Me fascina cuando leo o escucho a organizaciones empresariales o empresarios quejarse del maltrato y las críticas cotidianas que reciben en programas de radio y televisión, porque en gran medida esos medios existen debido a su patrocinio y sus anuncios. Los financian publicitariamente en la ingenua ilusión de que así personalmente se libran de sus ataques. Ignoran que individualmente no son ni han sido sus blancos, sino el sistema y como ocurre en Venezuela, bajo el chavismo que tanto exaltan esos programas, y todavía en Cuba, basta con desacreditarlo para de golpe y porrazo estigmatizar todo lo que él modelo representa, es decir el lícito negocio y el lucro natural que del trabajo y la inversión resultan.
Una vez le pregunté a un publicista si no le mortificaba la idea de que en un programa muy popular privilegiado por la publicidad de sus clientes se les atacara tanto y se profirieran tantas vulgaridades y la respuesta me sacó de la inocencia. Con toda la naturalidad del mundo me respondió que ninguno de ellos los escuchaba y su agencia sólo le reportaba de esas emisiones las cosas que los tranquilizaban. La cuestión es que sí los escuchan y lo sorprendente es que al parecer poco les importa, porque esos programas tienen ratings ya que el morbo del público los tiene en la cúspide de audiencia, y ciertamente muchos anunciantes prefieren la tranquilidad que les garantiza estar a salvo de sus menciones.

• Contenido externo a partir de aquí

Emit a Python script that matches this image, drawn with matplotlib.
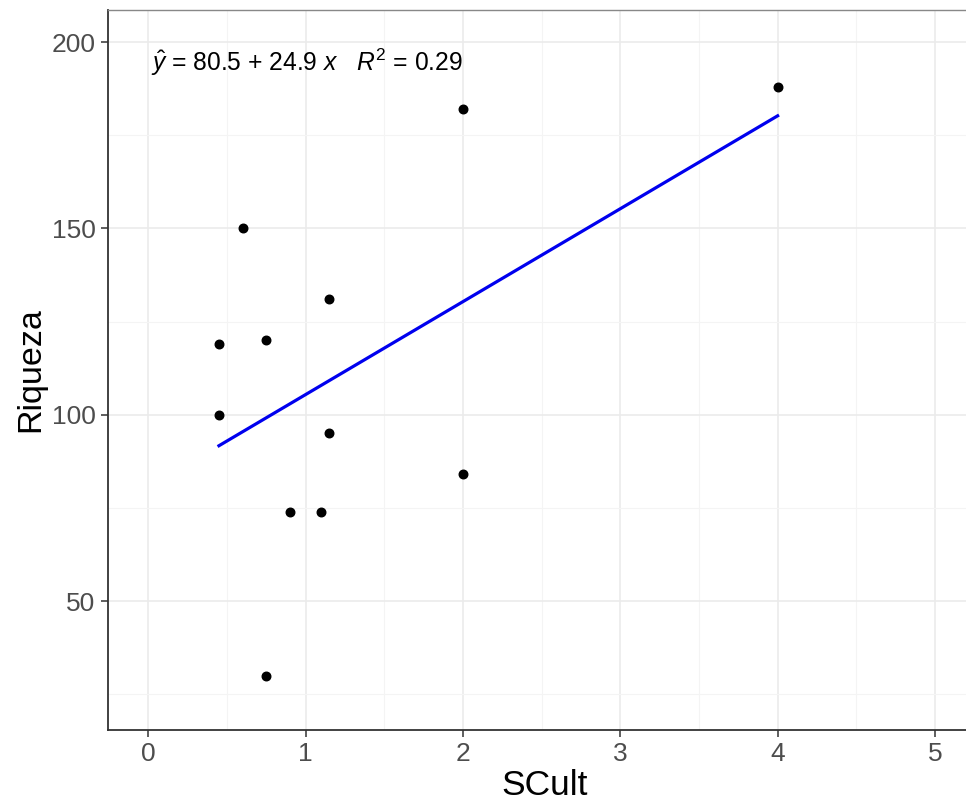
import numpy as np
import matplotlib
matplotlib.use("Agg")
import matplotlib.pyplot as plt

plt.rcParams["font.family"] = ["Liberation Sans", "DejaVu Sans"]
plt.rcParams["mathtext.fontset"] = "custom"
plt.rcParams["mathtext.rm"] = "Liberation Sans"
plt.rcParams["mathtext.it"] = "Liberation Sans:italic"

# ── data ─────────────────────────────────────────────────────────────────────
scult   = [0.45, 0.45, 0.6, 0.75, 0.75, 0.9, 1.1, 1.15, 1.15, 2.0, 2.0, 4.0]
riqueza = [119, 100, 150, 120, 30, 74, 74, 131, 95, 182, 84, 188]
x_ticks = [0, 1, 2, 3, 4, 5]
y_ticks = [50, 100, 150, 200]
# ─────────────────────────────────────────────────────────────────────────────

x = np.array(scult)
y = np.array(riqueza)
slope, intercept = np.polyfit(x, y, 1)
r2 = np.corrcoef(x, y)[0, 1] ** 2

fig = plt.figure(figsize=(9.66, 8.09), dpi=100)
ax = fig.add_axes([0.1118, 0.0977, 0.905, 0.8899])

ax.set_xlim(-0.255, 5.3)
ax.set_ylim(15.4, 208.6)

ax.set_xticks(x_ticks)
ax.set_yticks(y_ticks)
ax.set_xticks(np.arange(0.5, 5.5, 1), minor=True)
ax.set_yticks([25, 75, 125, 175], minor=True)
ax.grid(True, which="major", color="#EBEBEB", linewidth=1.2)
ax.grid(True, which="minor", color="#F4F4F4", linewidth=0.8)
ax.set_axisbelow(True)

ax.tick_params(which="major", direction="out", length=5, width=1.1,
               color="#333333", labelcolor="#4D4D4D", labelsize=19, pad=4)
ax.tick_params(which="minor", length=0)

for side in ["left", "bottom"]:
    ax.spines[side].set_color("#333333")
    ax.spines[side].set_linewidth(1.3)
ax.spines["top"].set_color("#888888")
ax.spines["top"].set_linewidth(1.0)
ax.spines["right"].set_visible(False)

ax.scatter(x, y, s=38, color="black", zorder=3)
xs = np.array([x.min(), x.max()])
ax.plot(xs, intercept + slope * xs, color="#0000EE", linewidth=2.3, zorder=2)

ax.text(0.02, 194.5,
        r"$\hat{y}$ = %.1f + %.1f $x$   $R^2$ = %.2f" % (intercept, slope, r2),
        fontsize=17.7, ha="left", va="center", color="black")

ax.set_xlabel("SCult", fontsize=25.5, labelpad=2)
ax.set_ylabel("Riqueza", fontsize=24.5, labelpad=4)

fig.savefig("out.png", dpi=100)
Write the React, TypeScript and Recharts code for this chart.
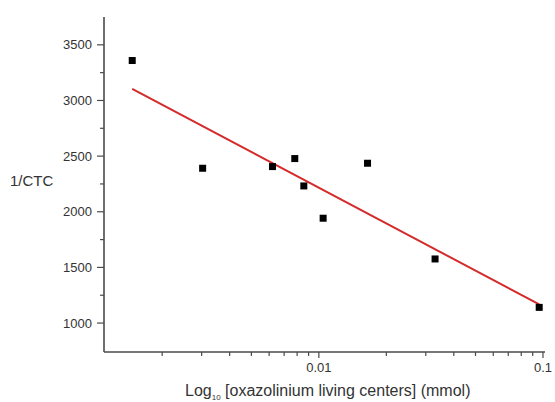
import { ScatterChart, Scatter, XAxis, YAxis } from 'recharts';

// measured points: x = oxazolinium living centers (mmol), y = 1/CTC
const xValues = [0.00147, 0.00303, 0.00621, 0.00781, 0.00857, 0.01045, 0.01649, 0.033, 0.0962];
const yValues = [3359, 2391, 2406, 2478, 2232, 1942, 2436, 1576, 1141];

// linear fit endpoints (in log x)
const fitX = [0.00147, 0.0962];
const fitY = [3104, 1168];

const xTicks = [0.002, 0.003, 0.004, 0.005, 0.006, 0.007, 0.008, 0.009, 0.01, 0.02, 0.03, 0.04, 0.05, 0.06, 0.07, 0.08, 0.09, 0.1];
const xMajor = [0.01, 0.1];
const yTicks = [1000, 1250, 1500, 1750, 2000, 2250, 2500, 2750, 3000, 3250, 3500];
const yMajor = [1000, 1500, 2000, 2500, 3000, 3500];

const points = xValues.map((x, i) => ({ x, y: yValues[i] }));
const fitLine = fitX.map((x, i) => ({ x, y: fitY[i] }));

const AXIS = '#4a4a4a';
const TEXT = '#333';
const FONT = 'Arial, "Liberation Sans", Helvetica, sans-serif';

const XTick = (props: any) => {
    const { x, y, payload } = props;
    const major = xMajor.includes(payload.value);
    return (
        <g>
            <line x1={x} x2={x} y1={y} y2={y + (major ? 6 : 4)} stroke={AXIS} strokeWidth={1.2} />
            {major && (
                <text x={x} y={y + 20} textAnchor="middle" fontSize={13} fill={TEXT} fontFamily={FONT}>
                    {payload.value}
                </text>
            )}
        </g>
    );
};

const YTick = (props: any) => {
    const { x, y, payload } = props;
    const major = yMajor.includes(payload.value);
    return (
        <g>
            <line x1={x} x2={x - (major ? 7 : 4)} y1={y} y2={y} stroke={AXIS} strokeWidth={1.2} />
            {major && (
                <text x={x - 12} y={y} dy="0.35em" textAnchor="end" fontSize={13} fill={TEXT} fontFamily={FONT}>
                    {payload.value}
                </text>
            )}
        </g>
    );
};

const Square = (props: any) => {
    const { cx, cy } = props;
    return <rect x={cx - 3.5} y={cy - 3.5} width={7} height={7} fill="#000" />;
};

const Empty = () => <g />;

export default function App() {
    return (
        <div style={{ position: 'absolute', left: 0, top: 0, width: 555, height: 402, background: '#fff', fontFamily: FONT }}>
            <ScatterChart width={555} height={402} margin={{ top: 17, right: 10, left: 44, bottom: 20 }}>
                <XAxis
                    type="number"
                    dataKey="x"
                    scale="log"
                    domain={[0.0011, 0.1021]}
                    allowDataOverflow
                    ticks={xTicks}
                    interval={0}
                    tick={<XTick />}
                    tickLine={false}
                    tickSize={0}
                    tickMargin={0}
                    height={30}
                    axisLine={{ stroke: AXIS, strokeWidth: 1.6 }}
                />
                <YAxis
                    type="number"
                    dataKey="y"
                    domain={[740, 3750]}
                    allowDataOverflow
                    ticks={yTicks}
                    interval={0}
                    tick={<YTick />}
                    tickLine={false}
                    tickSize={0}
                    tickMargin={0}
                    width={60}
                    axisLine={{ stroke: AXIS, strokeWidth: 1.6 }}
                />
                <Scatter
                    data={fitLine}
                    line={{ stroke: '#d42a2a', strokeWidth: 2 }}
                    shape={<Empty />}
                    isAnimationActive={false}
                />
                <Scatter data={points} shape={<Square />} isAnimationActive={false} />
            </ScatterChart>
            <div style={{ position: 'absolute', left: 10, top: 172, fontSize: 15, color: TEXT }}>1/CTC</div>
            <div style={{ position: 'absolute', left: 185, top: 382, fontSize: 16, lineHeight: '18px', color: TEXT, whiteSpace: 'nowrap' }}>
                Log<sub style={{ fontSize: 8, lineHeight: 0 }}>10</sub> [oxazolinium living centers] (mmol)
            </div>
        </div>
    );
}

Esa realidad ha convertido el ruido y la vulgaridad en el camino más expedito e idóneo para triunfar en los medios electrónicos. Esto explica la razón por la que la chercha y la irracionalidad le ganan espacio a los programas educativos y culturales que apenas sobreviven por falta de publicidad e interés de los anunciantes, a los que sólo les interesa el rating. Una audiencia que miden los mismos que colocan las pautas, en una oscura complicidad reñida con las leyes antimonopólicas.